Ecosystem

The Loom

The deployment surface. Everything required to run a production cluster of Disentangle nodes — Helm charts, Terraform modules, post-quantum mesh networking, GitOps secrets bootstrap, operator CLI — is open-source, continuously integrated, and deployable in minutes on Oracle Always Free. For an operator, the whole stack is one config file. For an investor, it is the story that operational cost discipline is built in at the infrastructure level, not bolted on later. Every repository has CI. Every repository has tests. Dependency updates auto-merge when all checks pass.

Core Protocol
Infrastructure
Foundation
9
Projects
1,300+
Tests Passing
5
Languages
0
Failures
Anyone can run the network

Trivial to deploy. The infrastructure projects above are not scaffolding — they are the product. deploy takes a single config file and stands up a full cluster: Helm charts, FluxCD GitOps, or Docker Compose. k8s-oci-foundation provisions production Kubernetes with one Terraform apply. genesis-operator bootstraps secrets with envelope encryption. The entire pipeline from bare cloud account to running nodes is automated.

Perpetually free. The reference deployment runs on Oracle Cloud's Always Free tier — 4 ARM Ampere OCPUs, 24GB RAM, 200GB block storage. No monthly bill. No runway dependency on cloud spend. If you can sign up for a free cloud account, you can run the network indefinitely. The barrier to participation is zero.

Self-healing by default. GitOps with FluxCD means the cluster converges to its declared state continuously. Nodes that drift are corrected automatically. Dependency updates auto-merge when all tests pass. Manual intervention is the exception, not the workflow. You deploy once; the system maintains itself.

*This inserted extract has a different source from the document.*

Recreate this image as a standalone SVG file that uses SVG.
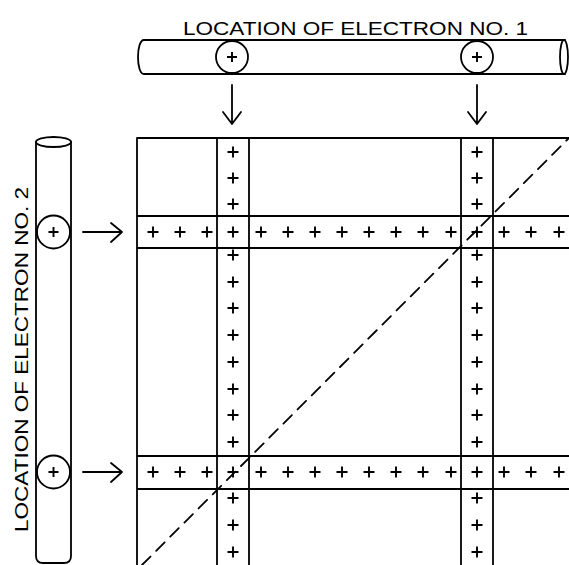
<svg xmlns="http://www.w3.org/2000/svg" xmlns:xlink="http://www.w3.org/1999/xlink" width="569" height="565" viewBox="0 0 569 565">
<style>
.ln{fill:none;stroke:#000;stroke-width:1.8;stroke-linecap:round;stroke-linejoin:round}
.pl{fill:none;stroke:#000;stroke-width:1.9}
.lbl{font-family:"Liberation Sans",Arial,sans-serif;font-size:18px;fill:#000}
</style>
<defs>
<path id="p" class="pl" d="M-5.5,0H5.5M0,-5.5V5.5"/>
<path id="ps" class="pl" d="M-5,0H5M0,-5V5"/>
</defs>
<rect width="569" height="565" fill="#fff"/>
<g id="tube1">
<text class="lbl" x="183" y="35" textLength="345" lengthAdjust="spacingAndGlyphs">LOCATION OF ELECTRON NO. 1</text>
<path class="ln" d="M565,40 H144 C136,40 136,74 144,74 H565"/>
<ellipse class="ln" cx="564" cy="57" rx="4" ry="17"/>
<circle class="ln" cx="232" cy="57" r="16" fill="#fff"/>
<use xlink:href="#ps" x="232" y="57"/>
<circle class="ln" cx="477" cy="57" r="16" fill="#fff"/>
<use xlink:href="#ps" x="477" y="57"/>
</g>
<g id="tube2">
<text class="lbl" transform="translate(28,532) rotate(-90)" x="0" y="0" textLength="345" lengthAdjust="spacingAndGlyphs">LOCATION OF ELECTRON NO. 2</text>
<path class="ln" d="M36,142 V556 Q36,563 43,563 H64 Q71,563 71,556 V142"/>
<ellipse class="ln" cx="53.5" cy="142" rx="17.5" ry="5"/>
<circle class="ln" cx="53.5" cy="232" r="16.5" fill="#fff"/>
<use xlink:href="#ps" x="53.5" y="232"/>
<circle class="ln" cx="53.5" cy="472" r="16.5" fill="#fff"/>
<use xlink:href="#ps" x="53.5" y="472"/>
</g>
<g id="grid">
<path class="ln" d="M137,138 H569 M137,138 V565 M217,138 V565 M249,138 V565 M461,138 V565 M493,138 V565 M137,216 H569 M137,248 H569 M137,456 H569 M137,489 H569"/>
<path class="ln" d="M142,565 L568,139" stroke-dasharray="12 8"/>
<g id="vband1">
<use xlink:href="#p" x="233" y="152"/><use xlink:href="#p" x="233" y="178"/><use xlink:href="#p" x="233" y="204"/>
<use xlink:href="#p" x="233" y="232"/>
<use xlink:href="#p" x="233" y="255"/><use xlink:href="#p" x="233" y="282"/><use xlink:href="#p" x="233" y="308"/><use xlink:href="#p" x="233" y="335"/><use xlink:href="#p" x="233" y="362"/><use xlink:href="#p" x="233" y="389"/><use xlink:href="#p" x="233" y="415"/><use xlink:href="#p" x="233" y="442"/>
<use xlink:href="#p" x="233" y="472"/>
<use xlink:href="#p" x="233" y="498"/><use xlink:href="#p" x="233" y="525"/><use xlink:href="#p" x="233" y="552"/>
</g>
<g id="vband2">
<use xlink:href="#p" x="477" y="152"/><use xlink:href="#p" x="477" y="178"/><use xlink:href="#p" x="477" y="204"/>
<use xlink:href="#p" x="477" y="232"/>
<use xlink:href="#p" x="477" y="255"/><use xlink:href="#p" x="477" y="282"/><use xlink:href="#p" x="477" y="308"/><use xlink:href="#p" x="477" y="335"/><use xlink:href="#p" x="477" y="362"/><use xlink:href="#p" x="477" y="389"/><use xlink:href="#p" x="477" y="415"/><use xlink:href="#p" x="477" y="442"/>
<use xlink:href="#p" x="477" y="472"/>
<use xlink:href="#p" x="477" y="498"/><use xlink:href="#p" x="477" y="525"/><use xlink:href="#p" x="477" y="552"/>
</g>
<g id="hband1">
<use xlink:href="#p" x="153" y="232"/><use xlink:href="#p" x="180" y="232"/><use xlink:href="#p" x="207" y="232"/>
<use xlink:href="#p" x="261" y="232"/><use xlink:href="#p" x="288" y="232"/><use xlink:href="#p" x="315" y="232"/><use xlink:href="#p" x="342" y="232"/><use xlink:href="#p" x="369" y="232"/><use xlink:href="#p" x="396" y="232"/><use xlink:href="#p" x="423" y="232"/><use xlink:href="#p" x="451" y="232"/>
<use xlink:href="#p" x="504" y="232"/><use xlink:href="#p" x="531" y="232"/><use xlink:href="#p" x="559" y="232"/>
</g>
<g id="hband2">
<use xlink:href="#p" x="153" y="472"/><use xlink:href="#p" x="180" y="472"/><use xlink:href="#p" x="207" y="472"/>
<use xlink:href="#p" x="261" y="472"/><use xlink:href="#p" x="288" y="472"/><use xlink:href="#p" x="315" y="472"/><use xlink:href="#p" x="342" y="472"/><use xlink:href="#p" x="369" y="472"/><use xlink:href="#p" x="396" y="472"/><use xlink:href="#p" x="423" y="472"/><use xlink:href="#p" x="451" y="472"/>
<use xlink:href="#p" x="504" y="472"/><use xlink:href="#p" x="531" y="472"/><use xlink:href="#p" x="559" y="472"/>
</g>
</g>
<g id="connectors">
<path class="ln" d="M232,85 V124 M223,112 L232,124 L241,112"/>
<path class="ln" d="M477,85 V124 M468,112 L477,124 L486,112"/>
<path class="ln" d="M83,232 H122 M111,223 L122,232 L111,242"/>
<path class="ln" d="M83,472 H122 M111,463 L122,472 L111,482"/>
</g>
</svg>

Post-quantum from genesis. ML-KEM key exchange in the overlay network. ML-DSA certificates for identity. No elliptic curves in the critical path. Every node in every cluster gets post-quantum security by default — not as an upgrade, but as the only option.

The goal is a network where running nodes is so easy and so free that the question stops being "can I afford to participate?" and becomes "why wouldn't I?"